Third Quarter No Longer Plaguing Knicks

 The Knicks were the sixth-lowest scoring third-quarter team last season, at 22.7 points per third quarter. They often came out of the half flat on offense and it cost them. Who knows, it may have cost them enough wins to get the Atlantic Division and potential home-court advantage in the first round.

This season so far, the Knicks have reversed the trend. They’ve used the third quarter to take control of games, to hold off anticipated counter-attacks by opponents, and to take control of games before the fourth quarter begins. Statistically speaking, the difference so far stands out with their standing as the fifth-highest scoring team in the NBA in the third quarter (26.5) and second-best defensive team in the third quarter, allowing just 20.5 points per game in the third.

What’s the difference? Adjustments by the coaching staff, for one, but a notable difference is a mindset that starts in the locker room when the players talk before they head back out to the court. In Philadelphia, after the Knicks rallied from an early 10-point deficit, they talked at halftime about how great their potential is for a team that is still getting to know each other. Then on Friday, after taking a two-point deficit into the half, Tyson Chandler, one of the strongest voices in the room, laid down a challenge.

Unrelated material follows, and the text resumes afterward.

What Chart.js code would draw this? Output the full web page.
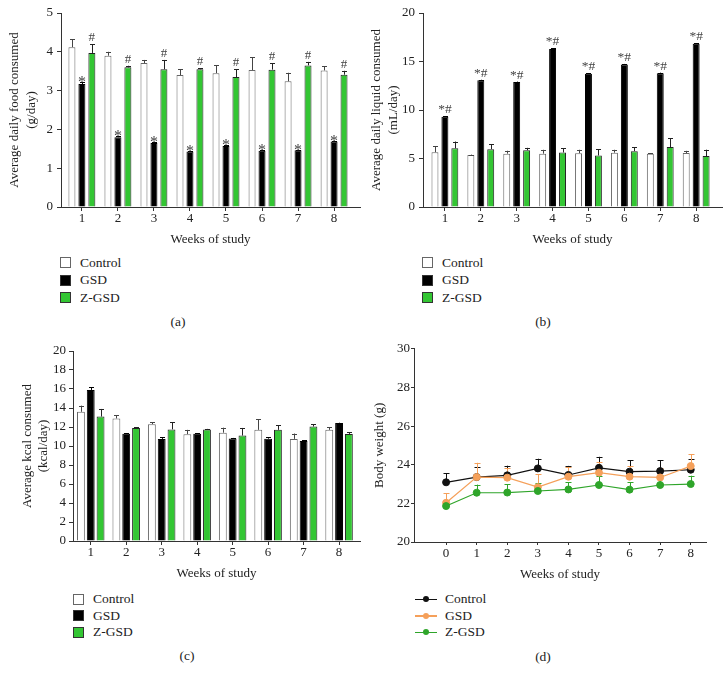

“We’re not going to come back into this locker room disappointed and feel like we let one get away,” he said.

“Tyson’s always vocal,” Carmelo Anthony said. “He was very vocal about not letting this one slip away.”

Alan Hahn, MSG.com

Brian DiMenna

This has been another, among many areas of improvement for the Knicks this season. It’s particularly noticeable given how much of a problem the third quarter was a season ago, where halftime too often felt like a chance to mentally prepare for the coming onslaught.

We can once again credit the coaching staff and veteran leadership with the turnaround, while also adding the caveat that this could again simply be a four-game trend that won’t persist, a caveat that unfortunately we’ll keep having to make until it’s no longer true and these things become more firmly entrenched.